The exhibition is set up chronologically and divided geographically. The largest and already well-known body of work on show was primarily made in Providence during Woodman’s time as an art student at the Rhode Island School of Design (RISD), from 1975 until early 1979, and in Rome (1977-78) where she had spent a fruitful year on a scholarship. Many of these photographs were made in series (partly in response to school assignments) bearing generic titles like House (1975-77) or Space² (1976). On a print of a series called Charlie the Model (1976)—in which Woodman and the art school model appear in the corner of a windowed room, playing with a roll of paper, a mirror, a glass bowl, and a glass plate—Woodman writes that she guesses that Charlie “knows a lot about being flattened to fit paper”. This line is almost emblematic for Woodman’s talent for flattening herself and her mostly architectural surroundings to fit photographic paper. Her short life was dedicated, with an urgency hard to find today, to performing in “dark rooms”, to the point of almost purely embodying photography. The magic that many of her pictures evoke brings back some of the enigma, curiousness, and freshness of photography from the era of William Henry Fox Talbot.

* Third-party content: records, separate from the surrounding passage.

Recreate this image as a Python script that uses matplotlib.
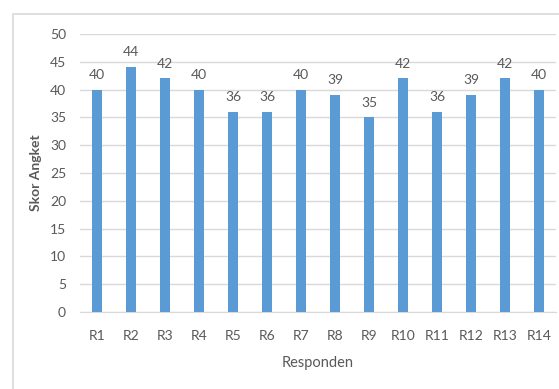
import matplotlib.pyplot as plt
from matplotlib.patches import Rectangle

responden = ['R1', 'R2', 'R3', 'R4', 'R5', 'R6', 'R7', 'R8', 'R9', 'R10', 'R11', 'R12', 'R13', 'R14']
skor = [40, 44, 42, 40, 36, 36, 40, 39, 35, 42, 36, 39, 42, 40]
yticks = [0, 5, 10, 15, 20, 25, 30, 35, 40, 45, 50]

plt.rcParams['font.family'] = ['Lato', 'DejaVu Sans']
grey = '#595959'

fig = plt.figure(figsize=(5.59, 3.89), dpi=100)
# outer chart frame (cut off at right and bottom like the screenshot)
fig.patches.append(Rectangle((13 / 559, -0.1), 1.2, 1 - 14 / 389 + 0.1,
                             transform=fig.transFigure, fill=False,
                             edgecolor='#d9d9d9', linewidth=1.2))

ax = fig.add_axes([80 / 559, 1 - 312 / 389, 476 / 559, 278 / 389])
x = range(len(responden))
bars = ax.bar(x, skor, width=0.3, color='#5b9bd5', zorder=3)
for xi, v in zip(x, skor):
    ax.text(xi, v + 1.6, str(v), ha='center', va='bottom', fontsize=10, color=grey)

ax.set_ylim(0, 50)
ax.set_xlim(-0.5, len(responden) - 0.5)
ax.set_yticks(yticks)
ax.set_xticks(list(x))
ax.set_xticklabels(responden)
ax.tick_params(axis='both', length=0, labelsize=10, colors=grey)
ax.tick_params(axis='x', pad=13)
ax.tick_params(axis='y', pad=10)
ax.grid(axis='y', color='#d9d9d9', linewidth=1, zorder=0)
for s in ['top', 'right', 'left']:
    ax.spines[s].set_visible(False)
ax.spines['bottom'].set_color('#d9d9d9')

ax.set_xlabel('Responden', fontsize=10.5, color=grey, labelpad=10)
ax.set_ylabel('Skor Angket', fontsize=10, color=grey, fontweight='bold', labelpad=6)

plt.savefig('out.png', dpi=100)
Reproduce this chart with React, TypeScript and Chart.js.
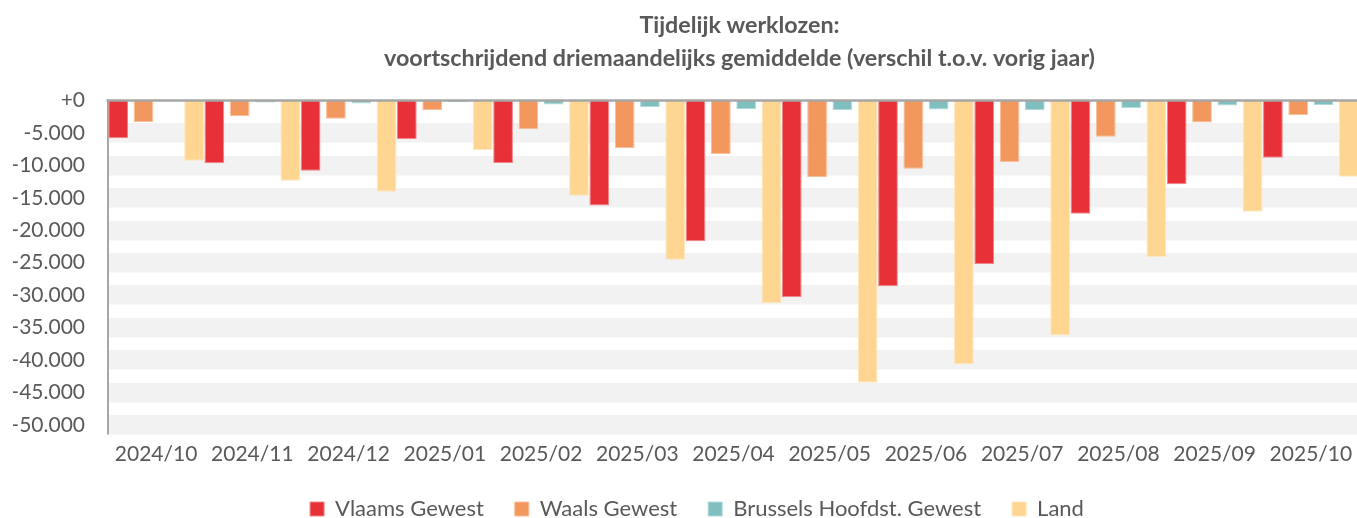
import React, { useEffect, useRef } from "react";
import { Chart, registerables } from "chart.js";

Chart.register(...registerables);

const categories = [
  "2024/10", "2024/11", "2024/12", "2025/01", "2025/02", "2025/03", "2025/04",
  "2025/05", "2025/06", "2025/07", "2025/08", "2025/09", "2025/10",
];

const vlaams = [-5825, -9690, -10830, -5930, -9640, -16180, -21690, -30300, -28650, -25200, -17480, -12930, -8820];
const waals = [-3350, -2380, -2800, -1450, -4430, -7370, -8250, -11850, -10520, -9490, -5580, -3410, -2220];
const brussels = [-30, -300, -480, -260, -630, -990, -1300, -1450, -1400, -1500, -1140, -790, -680];
const land = [-9290, -12380, -14080, -7630, -14690, -24550, -31230, -43530, -40650, -36220, -24120, -17170, -11760];

const seriesNames = ["Vlaams Gewest", "Waals Gewest", "Brussels Hoofdst. Gewest", "Land"];
const titleLines = ["Tijdelijk werklozen:", "voortschrijdend driemaandelijks gemiddelde (verschil t.o.v. vorig jaar)"];

const yMin = -50000;
const yMax = 0;
const yStep = 5000;

const FONT = "Lato";
const TEXT = "#595959";

function formatTick(v: number): string {
  if (v === 0) return "+0";
  const abs = Math.abs(v);
  const s = String(abs).replace(/\B(?=(\d{3})+(?!\d))/g, ".");
  return (v < 0 ? "-" : "+") + s;
}

const zeroLinePlugin = {
  id: "zeroLine",
  afterDatasetsDraw(chart: any) {
    const { ctx, chartArea, scales } = chart;
    const y = scales.y.getPixelForValue(0);
    ctx.save();
    ctx.strokeStyle = "#a6a6a6";
    ctx.lineWidth = 2.5;
    ctx.beginPath();
    ctx.moveTo(chartArea.left - 1.5, y);
    ctx.lineTo(chartArea.right, y);
    ctx.stroke();
    ctx.restore();
  },
};

const shiftBoxesPlugin = {
  id: "shiftBoxes",
  afterLayout(chart: any) {
    const t = chart.titleBlock;
    if (t) {
      t.left += 6;
      t.right += 6;
    }
    const l = chart.legend;
    if (l) {
      l.left += 11;
      l.right += 11;
    }
  },
};

export default function App() {
  const canvasRef = useRef<HTMLCanvasElement | null>(null);

  useEffect(() => {
    document.body.style.margin = "0";
    document.body.style.overflow = "hidden";
    const canvas = canvasRef.current;
    if (!canvas) return;
    const colors = ["#E83037", "#F2975E", "#7FBFBF", "#FFD691"];
    const borders = ["#F0868A", "#F8BE98", "#B3DADA", "#FFE6BC"];
    const values = [vlaams, waals, brussels, land];
    const chart = new Chart(canvas, {
      type: "bar",
      data: {
        labels: categories,
        datasets: values.map((d, i) => ({
          label: seriesNames[i],
          data: d,
          backgroundColor: colors[i],
          borderColor: borders[i],
          borderWidth: 1,
          categoryPercentage: 1.052,
          barPercentage: 0.78,
        })),
      },
      plugins: [zeroLinePlugin, shiftBoxesPlugin],
      options: {
        animation: false,
        responsive: true,
        maintainAspectRatio: false,
        layout: { autoPadding: false, padding: { left: 13, right: 1, top: 0, bottom: 0 } },
        font: { family: FONT },
        plugins: {
          title: {
            display: true,
            text: titleLines,
            color: TEXT,
            fullSize: false,
            font: { family: FONT, size: 23.3, weight: "bold", lineHeight: 1.416 },
            padding: { top: 8.5, bottom: 26 },
          },
          legend: {
            display: true,
            position: "bottom",
            labels: {
              color: TEXT,
              font: { family: FONT, size: 22 },
              boxWidth: 14,
              boxHeight: 14,
              padding: 31,
            },
          },
          tooltip: { enabled: false },
        },
        scales: {
          x: {
            grid: { display: false, drawTicks: false },
            border: { display: false },
            ticks: {
              color: TEXT,
              font: { family: FONT, size: 21 },
              padding: 17,
              autoSkip: false,
              maxRotation: 0,
            },
            afterFit: (scale: any) => {
              scale.height = scale.height - 17;
              scale.paddingLeft = 0;
              scale.paddingRight = 0;
            },
          },
          y: {
            min: yMin,
            max: yMax,
            border: { display: true, color: "#a6a6a6", width: 2 },
            grid: {
              drawTicks: false,
              color: (c: any) => (c.tick && c.tick.value === 0 ? "rgba(0,0,0,0)" : "#f2f2f2"),
              lineWidth: (c: any) => (c.tick && c.tick.value === 0 ? 0 : 19.4),
            },
            ticks: {
              stepSize: yStep,
              color: TEXT,
              font: { family: FONT, size: 21 },
              padding: 23,
              callback: (v: any) => formatTick(Number(v)),
            },
            afterFit: (scale: any) => {
              scale.width = 95;
            },
          },
        },
      },
    });
    return () => chart.destroy();
  }, []);

  return (
    <div style={{ position: "relative", width: "1360px", height: "530px" }}>
      <canvas ref={canvasRef} />
    </div>
  );
}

Although a retrospective exhibition gives an opportunity to encounter Woodman’s small vintage prints (mounted and framed), compared to a well printed book the museum space is not the best of places to experience the intimate and emotionally intense work. Besides, it is not clear whether Woodman ever intended these small prints to be exhibited in a major museum at all, though she would likely have enjoyed the wide recognition that comes with it. What the show makes most interesting is that the heart of Woodman’s oeuvre gets embedded within her various other photographic projects: the (to date) lesser known and understudied video works (six of them with a running total of eleven minutes compiled out of an hour’s worth of material which Woodman had shot for a video class at the RISD); four digitally reconstructed prints from the 1978 thesis exhibition; two artist’s books (out of six – mostly second-hand early twentieth-century Italian books/cahiers in which Woodman pasted photographs and added notes or titles); and the final works of a much larger scale: soft cyan and sepia-toned blueprints (diazotypes) often compiled into sequences or montages, giving a glimpse of new directions Woodman was heading. The large-scale Temple Project (1980) of over four meters tall, which didn’t fit in Guggenheim’s low gallery spaces, was fortunately on view as part of a small group show across the street at The Metropolitan Museum of Art.

The retrospective and the essays in the catalogue reconsider the canonisation of Woodman’s work that has already been firmly underway since 1986, and opens up new lines of possible inquiry into one of the more intense and intriguing bodies of photographic work of the past forty years.


This exhibition review on Francesca Woodman (Solomon R. Guggenheim Museum, New York City, March 16 – June 13, 2012) appeared in print, in a slightly different version, in Camera Austria 119 (2012), pp. 74-75.